- Born: February 19, 1898 Bridgeport, Connecticut, USA
- Died: March 8, 1973 (aged 75) Burbank, California, USA
- Education: Syracuse University
- Occupation: Screenwriter

= Elizabeth Beecher =

American screenwriter

Elizabeth Beecher was an American screenwriter best known for her work on Western-themed movies and television shows in the 1940s and 1950s.

==Early life==

Beecher was born in Bridgeport, Connecticut, and is a descendant of Harriet Beecher Stowe, author of the book Uncle Tom's Cabin. She graduated from Syracuse University in 1920 with majors in English and history.

==Career==

Beecher worked as a news reporter and writer for the Syracuse Journal, San Francisco Chronicle, and the New York American. She moved to Hollywood in 1937, where she took up work as a freelance writer. She began writing screenplays for Western film producers as well as television shows such as Lassie and The Gene Autry Show.
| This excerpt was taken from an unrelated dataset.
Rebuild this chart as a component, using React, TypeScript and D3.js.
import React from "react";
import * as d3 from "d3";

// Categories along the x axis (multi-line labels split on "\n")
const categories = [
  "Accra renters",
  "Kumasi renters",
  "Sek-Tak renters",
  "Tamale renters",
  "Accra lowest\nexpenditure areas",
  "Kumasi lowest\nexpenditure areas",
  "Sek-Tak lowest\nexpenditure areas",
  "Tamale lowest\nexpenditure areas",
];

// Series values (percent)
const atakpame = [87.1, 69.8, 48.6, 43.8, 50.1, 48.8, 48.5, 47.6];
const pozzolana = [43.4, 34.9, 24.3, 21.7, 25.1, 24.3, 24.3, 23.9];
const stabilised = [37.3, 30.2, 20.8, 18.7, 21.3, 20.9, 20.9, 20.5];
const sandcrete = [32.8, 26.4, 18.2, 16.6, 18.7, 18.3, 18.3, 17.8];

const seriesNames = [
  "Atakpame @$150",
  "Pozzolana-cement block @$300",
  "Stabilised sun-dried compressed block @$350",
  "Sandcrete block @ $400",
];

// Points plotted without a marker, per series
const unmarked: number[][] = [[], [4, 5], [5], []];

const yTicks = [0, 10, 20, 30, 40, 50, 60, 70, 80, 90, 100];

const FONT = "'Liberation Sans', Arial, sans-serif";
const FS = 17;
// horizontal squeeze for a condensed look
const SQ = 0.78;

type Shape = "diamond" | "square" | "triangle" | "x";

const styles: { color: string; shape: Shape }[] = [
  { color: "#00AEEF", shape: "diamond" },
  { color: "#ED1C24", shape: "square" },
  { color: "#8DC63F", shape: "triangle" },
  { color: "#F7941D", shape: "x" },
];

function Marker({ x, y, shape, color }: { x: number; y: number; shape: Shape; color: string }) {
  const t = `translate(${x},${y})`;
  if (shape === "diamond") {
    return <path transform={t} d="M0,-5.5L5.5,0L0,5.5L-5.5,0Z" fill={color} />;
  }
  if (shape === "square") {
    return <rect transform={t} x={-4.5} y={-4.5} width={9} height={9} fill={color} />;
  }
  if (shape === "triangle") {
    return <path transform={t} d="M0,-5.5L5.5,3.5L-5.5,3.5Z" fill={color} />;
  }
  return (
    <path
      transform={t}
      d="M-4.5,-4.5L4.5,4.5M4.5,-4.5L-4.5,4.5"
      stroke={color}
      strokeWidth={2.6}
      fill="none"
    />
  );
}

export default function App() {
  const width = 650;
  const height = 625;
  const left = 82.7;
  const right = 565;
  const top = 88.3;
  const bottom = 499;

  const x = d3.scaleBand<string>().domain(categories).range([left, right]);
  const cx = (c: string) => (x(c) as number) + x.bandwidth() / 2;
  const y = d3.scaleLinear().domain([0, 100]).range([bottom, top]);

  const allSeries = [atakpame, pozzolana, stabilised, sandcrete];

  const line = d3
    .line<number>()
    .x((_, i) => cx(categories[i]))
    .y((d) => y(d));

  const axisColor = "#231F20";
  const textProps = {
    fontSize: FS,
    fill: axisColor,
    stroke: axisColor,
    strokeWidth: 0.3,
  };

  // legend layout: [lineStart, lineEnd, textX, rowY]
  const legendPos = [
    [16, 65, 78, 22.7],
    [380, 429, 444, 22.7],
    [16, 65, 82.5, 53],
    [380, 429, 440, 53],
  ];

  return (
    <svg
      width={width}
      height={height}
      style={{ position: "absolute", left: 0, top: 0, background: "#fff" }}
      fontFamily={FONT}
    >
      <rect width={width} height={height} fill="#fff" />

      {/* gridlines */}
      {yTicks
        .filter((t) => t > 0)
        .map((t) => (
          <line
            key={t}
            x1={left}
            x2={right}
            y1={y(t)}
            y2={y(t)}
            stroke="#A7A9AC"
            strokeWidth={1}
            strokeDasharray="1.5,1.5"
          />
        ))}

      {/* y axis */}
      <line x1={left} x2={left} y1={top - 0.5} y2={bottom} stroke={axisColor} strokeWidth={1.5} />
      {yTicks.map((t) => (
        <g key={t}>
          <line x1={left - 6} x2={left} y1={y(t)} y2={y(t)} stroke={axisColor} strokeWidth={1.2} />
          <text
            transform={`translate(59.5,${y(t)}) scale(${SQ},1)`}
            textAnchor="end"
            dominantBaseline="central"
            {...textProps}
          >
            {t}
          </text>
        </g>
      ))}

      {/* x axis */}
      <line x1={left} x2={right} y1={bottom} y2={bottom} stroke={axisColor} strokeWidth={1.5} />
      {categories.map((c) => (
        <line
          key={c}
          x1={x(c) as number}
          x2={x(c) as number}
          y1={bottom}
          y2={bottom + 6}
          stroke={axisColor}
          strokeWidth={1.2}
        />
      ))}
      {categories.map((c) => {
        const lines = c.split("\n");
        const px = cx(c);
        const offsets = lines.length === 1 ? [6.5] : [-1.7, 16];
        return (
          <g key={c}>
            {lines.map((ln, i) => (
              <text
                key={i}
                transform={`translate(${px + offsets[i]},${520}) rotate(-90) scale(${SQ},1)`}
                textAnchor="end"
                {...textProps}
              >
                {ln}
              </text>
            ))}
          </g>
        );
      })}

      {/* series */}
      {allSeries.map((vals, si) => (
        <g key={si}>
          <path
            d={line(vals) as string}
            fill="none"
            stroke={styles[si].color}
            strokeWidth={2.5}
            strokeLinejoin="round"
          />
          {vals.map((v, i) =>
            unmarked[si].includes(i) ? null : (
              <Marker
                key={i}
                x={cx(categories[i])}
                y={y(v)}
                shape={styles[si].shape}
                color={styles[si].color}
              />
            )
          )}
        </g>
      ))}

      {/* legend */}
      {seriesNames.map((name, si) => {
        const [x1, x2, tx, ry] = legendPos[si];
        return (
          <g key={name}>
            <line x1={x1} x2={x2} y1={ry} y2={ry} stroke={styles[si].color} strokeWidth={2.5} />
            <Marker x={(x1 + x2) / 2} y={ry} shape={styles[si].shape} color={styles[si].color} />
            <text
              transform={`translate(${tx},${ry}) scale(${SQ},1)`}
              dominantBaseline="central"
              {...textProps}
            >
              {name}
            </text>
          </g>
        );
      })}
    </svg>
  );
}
Outside of film, Beecher wrote comic and children's books, including adaptions of Twenty Thousand Leagues Under the Seas and Tonka for the Walt Disney Company. Additional writings included a cookbook of early American family recipes, seven Little Golden Books, four Big Golden Books, and The Bar-Twenty Cowboy, a book selected for inclusion in the Children's Library at the British Museum. She also rewrote or ghost wrote more than 100 manuscripts.

==Filmography==

===Television===

- The Cisco Kid (various)

===Movies===

- Bullets and Saddles, 1943 (writer)
- Rough Riders of Cheyenne, 1945 (writer)

==Personal life==

Beecher died on March 3, 1973, in Burbank, California. She was survived by her son, Guy Snowden Miller; her sister, Dorothy Shidler; her grandson, Gene; and her granddaughter, Kerry.